SEXUELLE BELÄSTIGUNG

Eine sexuelle Belästigung am Arbeitsplatz kann je nach Umfang und Intensität eine fristlose Kündigung oder ordentliche Kündigung rechtfertigen, ohne dass es zuvor einer wirksamen Abmahnung bedarf. Dies gilt auch bei nur verbalen sexuellen Belästigungen (hier: ungewolltes Zeigen pornographischen Bildmaterials und ungewolltes Anbieten von Geschlechtsverkehr).

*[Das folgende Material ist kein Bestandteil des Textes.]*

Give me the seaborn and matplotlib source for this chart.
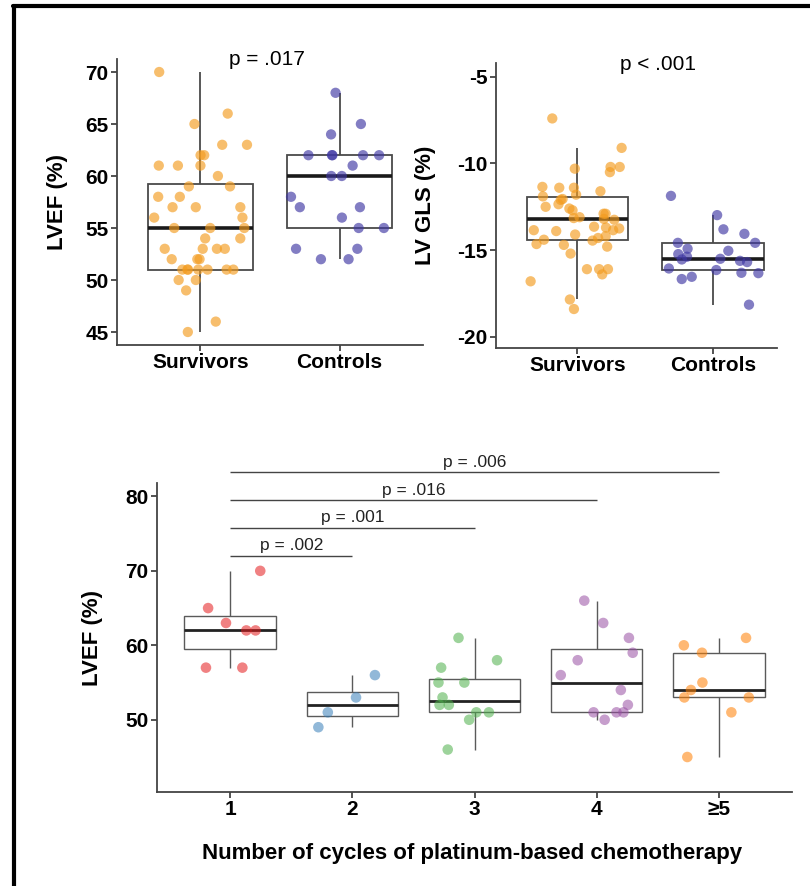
import numpy as np
import pandas as pd
import matplotlib
matplotlib.use("Agg")
import matplotlib.pyplot as plt
import seaborn as sns
from matplotlib.lines import Line2D

# values
lvef_survivors = [70, 66, 65, 63, 63, 62, 62, 61, 61, 61, 60, 59, 59, 58, 58,
                  57, 57, 57, 56, 56, 55, 55, 55, 54, 54, 53, 53, 53, 53,
                  52, 52, 52, 51, 51, 51, 51, 51, 51, 51, 50, 50, 49, 46, 45]
lvef_controls = [68, 65, 64, 62, 62, 62, 62, 62, 61, 60, 60, 58, 57, 57, 56,
                 55, 55, 53, 53, 52, 52]

gls_survivors = [-7.4, -9.1, -10.2, -10.2, -10.3, -10.5, -11.35, -11.4, -11.4,
                 -11.6, -11.8, -11.9, -12.05, -12.1, -12.35, -12.5, -12.6, -12.7,
                 -12.9, -12.9, -13.1, -13.15, -13.2, -13.25, -13.65, -13.7,
                 -13.75, -13.85, -13.85, -13.9, -14.1, -14.2, -14.3, -14.4,
                 -14.45, -14.65, -14.7, -14.8, -15.2, -16.1, -16.1, -16.1,
                 -16.4, -16.8, -17.85, -18.4]
gls_controls = [-11.87, -12.98, -13.8, -14.06, -14.58, -14.58, -14.92, -15.04,
                -15.23, -15.38, -15.5, -15.54, -15.62, -15.69, -16.06, -16.15,
                -16.31, -16.33, -16.54, -16.67, -18.15]

groups_top = ["Survivors", "Controls"]

cycle_labels = ["1", "2", "3", "4", "\u22655"]
lvef_c1 = [70, 65, 63, 62, 62, 57, 57]
lvef_c2 = [56, 53, 51, 49]
lvef_c3 = [61, 58, 57, 55, 55, 53, 52, 52, 51, 51, 50, 46]
lvef_c4 = [66, 63, 61, 59, 58, 56, 54, 52, 51, 51, 51, 50]
lvef_c5 = [61, 60, 59, 55, 54, 53, 53, 51, 45]

# pairwise comparisons vs 1 cycle
comp_end = [1, 2, 3, 4]
comp_p = ["p = .002", "p = .001", "p = .016", "p = .006"]
comp_y = [72, 75.75, 79.5, 83.25]

top_palette = {"Survivors": "#F39C1F", "Controls": "#3F37A3"}
cyc_palette = dict(zip(cycle_labels, ["#E41A1C", "#377EB8", "#4DAF4A", "#984EA3", "#FF7F00"]))

sns.set_style("ticks")
plt.rcParams["font.family"] = ["Liberation Sans", "DejaVu Sans"]
plt.rcParams["text.color"] = "black"
plt.rcParams["axes.labelcolor"] = "black"
plt.rcParams["xtick.labelcolor"] = "black"
plt.rcParams["ytick.labelcolor"] = "black"
np.random.seed(7)

fig = plt.figure(figsize=(8.1, 8.86), dpi=100)
W, H = 810, 886


def box_axes(l, t, r, b):
    return fig.add_axes([l / W, 1 - b / H, (r - l) / W, (b - t) / H])


def style(ax, lw):
    sns.despine(ax=ax)
    for s in ["left", "bottom"]:
        ax.spines[s].set_color("#444444")
        ax.spines[s].set_linewidth(lw)
    ax.tick_params(axis="both", length=4, width=lw, color="#444444", pad=2,
                   labelcolor="black")
    ax.set_xlabel("")


def draw_top(ax, surv, ctrl, yname, ylim, yticks, ptext, px, py):
    df = pd.DataFrame({"grp": ["Survivors"] * len(surv) + ["Controls"] * len(ctrl),
                       "val": surv + ctrl})
    sns.boxplot(data=df, x="grp", y="val", order=groups_top, ax=ax, width=0.75,
                color="white", linecolor="#4a4a4a", linewidth=1.3,
                showfliers=False, showcaps=False,
                medianprops=dict(color="#1a1a1a", linewidth=2.6))
    sns.stripplot(data=df, x="grp", y="val", order=groups_top, hue="grp",
                  palette=top_palette, legend=False, ax=ax, jitter=0.35,
                  size=7.4, alpha=0.65, linewidth=0, zorder=3)
    ax.set_xlim(-0.6, 1.6)
    ax.set_ylim(*ylim)
    ax.set_yticks(yticks, labels=[str(v) for v in yticks], fontweight="bold", fontsize=15)
    ax.set_xticks([0, 1], labels=groups_top, fontweight="bold", fontsize=15)
    style(ax, 1.3)
    ax.set_ylabel(yname, fontsize=16, fontweight="bold")
    ax.text(px, py, ptext, ha="center", va="center", fontsize=15, clip_on=False)


ax1 = box_axes(117, 59, 423, 345)
draw_top(ax1, lvef_survivors, lvef_controls, "LVEF (%)", (43.75, 71.25),
         [45, 50, 55, 60, 65, 70], "p = .017", 0.48, 71.2)
ax1.yaxis.set_label_coords(-0.16, 0.5)

ax2 = box_axes(496, 63, 777, 348)
draw_top(ax2, gls_survivors, gls_controls, "LV GLS (%)", (-20.65, -4.2),
         [-20, -15, -10, -5], "p < .001", 0.59, -4.3)
ax2.set_xlim(-0.6, 1.47)
ax2.yaxis.set_label_coords(-0.215, 0.5)

# bottom panel
vals = [lvef_c1, lvef_c2, lvef_c3, lvef_c4, lvef_c5]
dfc = pd.DataFrame({"cyc": np.repeat(cycle_labels, [len(v) for v in vals]),
                    "lvef": np.concatenate(vals)})
ax3 = box_axes(157, 483, 792, 792)
sns.boxplot(data=dfc, x="cyc", y="lvef", order=cycle_labels, ax=ax3, width=0.75,
            color="white", linecolor="#5a5a5a", linewidth=1.0,
            showfliers=False, showcaps=False,
            medianprops=dict(color="#222222", linewidth=2.0))
sns.stripplot(data=dfc, x="cyc", y="lvef", order=cycle_labels, hue="cyc",
              palette=cyc_palette, legend=False, ax=ax3, jitter=0.3,
              size=7.6, alpha=0.55, linewidth=0, zorder=3)
ax3.set_xlim(-0.6, 4.6)
ax3.set_ylim(40.3, 81.8)
ax3.set_yticks([50, 60, 70, 80], labels=["50", "60", "70", "80"], fontweight="bold", fontsize=15)
ax3.set_xticks(range(5), labels=cycle_labels, fontweight="bold", fontsize=15)
style(ax3, 1.3)
ax3.set_ylabel("LVEF (%)", fontsize=16, fontweight="bold")
ax3.yaxis.set_label_coords(-0.085, 0.5)
ax3.set_xlabel("Number of cycles of platinum-based chemotherapy", fontsize=16, fontweight="bold")
ax3.xaxis.set_label_coords(0.496, -0.165)

for end, ptxt, yv in zip(comp_end, comp_p, comp_y):
    ax3.hlines(yv, 0, end, color="#444444", linewidth=1.0, clip_on=False)
    ax3.text(end / 2, yv + 0.35, ptxt, ha="center", va="bottom", fontsize=12.5,
             color="#222222", clip_on=False)

# outer frame of the figure panel
fx, fy = 14 / W, 1 - 5.5 / H
fig.add_artist(Line2D([fx, fx], [0, fy], color="black", linewidth=3, transform=fig.transFigure))
fig.add_artist(Line2D([fx - 1.5 / W, 1], [fy, fy], color="black", linewidth=3, transform=fig.transFigure))

fig.savefig("out.png", dpi=100, facecolor="white")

Der 1969 geborene Kläger war bei der Beklagten seit 1991 als Krankenhelferpfleger beschäftigt. Es ist unstreitig bzw. bewiesen, dass der Kläger einer Kollegin auf seinem Handy ein Bild, auf dem eine nackte Frau mit gespreizten Beinen in Nahaufnahme zu sehen war, zeigte. Die Kollegin forderte ihn auf, das Bild sofort wegzunehmen. Eine andere Kollegin rief der zu dem Zeitpunkt alkoholisierte Kläger nachts im Dienst an und sagte unter anderem.: „ … dann nehme ich meinen Schwanz und stecke ihn in dein Loch und spritz ab.“ Die geschockte Kollegin beendete das Telefonat ohne irgendwelche Gegenäußerungen. Nachdem der Arbeitgeber von diesen Vorfällen Kenntnis erlangt hatte, kündigte er das Arbeitsverhältnis fristlos, hilfsweise unter Einhaltung der ordentlichen Kündigungsfrist von 7 Monaten.

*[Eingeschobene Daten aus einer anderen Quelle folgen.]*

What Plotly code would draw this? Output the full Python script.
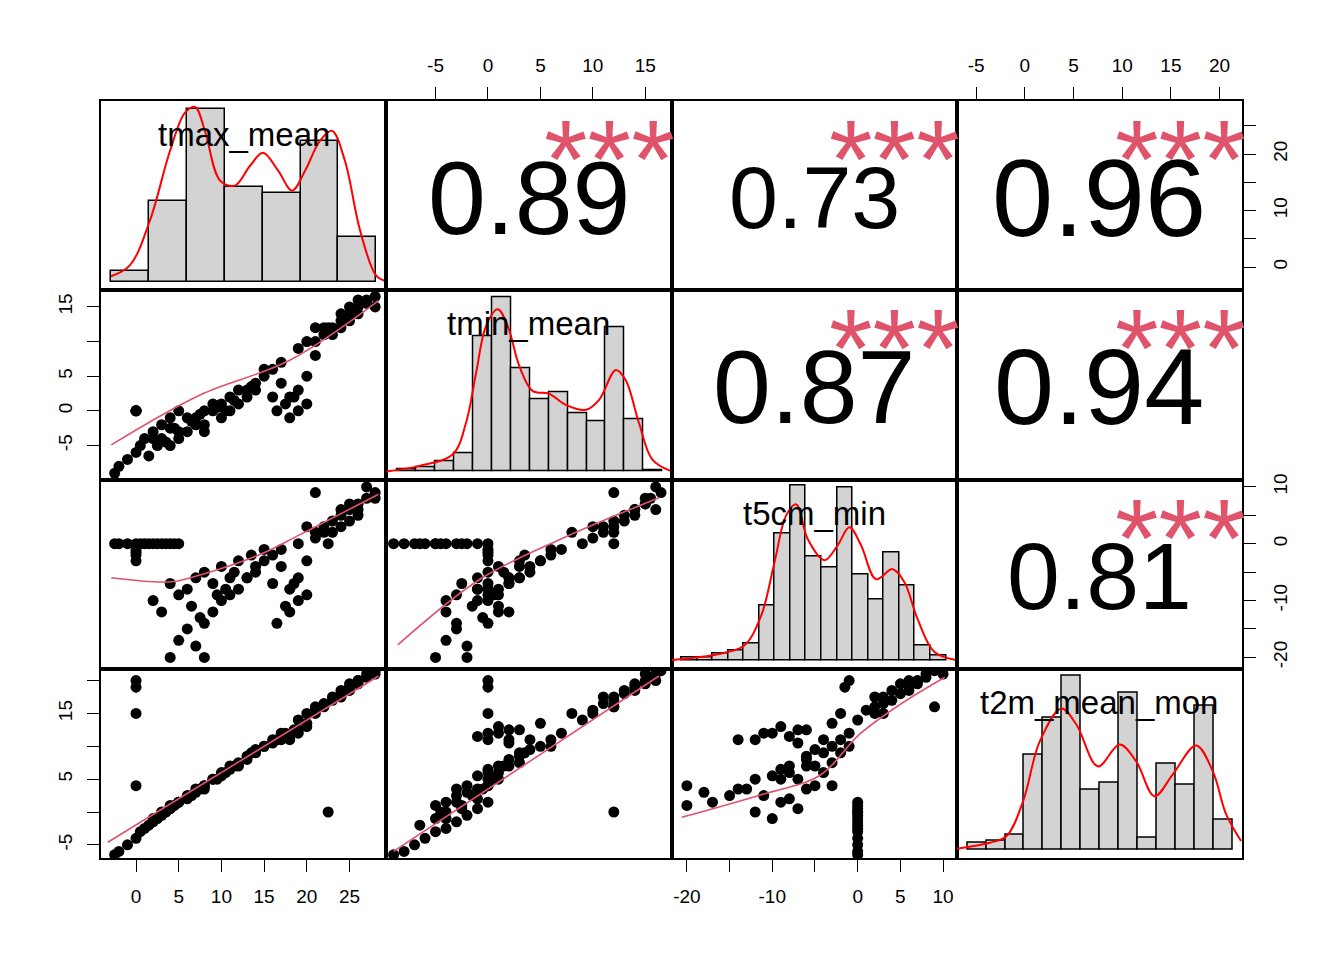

Das Arbeitsgericht wies die Kündigungsschutzklage ab.

Auf die Berufung des Klägers stellte das Landesarbeitsgericht fest, dass das Arbeitsverhältnis durch die Kündigung nicht fristlos, sondern ordentlich zum 31.12.2008 endete.

Das Gericht wertete die Handlungen des Klägers als von den betroffenen Frauen erkennbar unerwünschtes Verhalten und damit als sexuelle Belästigung. Unter Berücksichtigung der von der Gesellschaft aktuell gebotenen und verlangten Wertschätzung dem anderen Geschlecht gegenüber musste der Kläger wissen und respektieren, dass sein zweifelsfrei sexuell motiviertes Auftreten gegenüber seinen Kolleginnen weder gewünscht noch geduldet wird, sondern eine sexuelle Belästigung ist. Aus Sicht des Gerichts wog das sexuell belästigende Verhalten des Klägers schwer, zumal die Beweisaufnahme ergeben hatte, dass der Kläger im Betrieb für seine sexualisierte Sprache gegenüber weiblichem Personal bekannt war. Auch unter Berücksichtigung der langen Betriebszugehörigkeit des Klägers reichte weder eine Abmahnung noch eine Versetzung aus, um auf das vom Kläger an den Tag gelegte Verhalten für alle Betroffenen maßvoll zu reagieren.

Dem Arbeitgeber war aber aufgrund der langen Betriebszugehörigkeit und des Fehlens handgreiflicher sexueller Übergriffe die Weiterbeschäftigung bis zum Ablauf der ordentlichen Kündigungsfrist zuzumuten.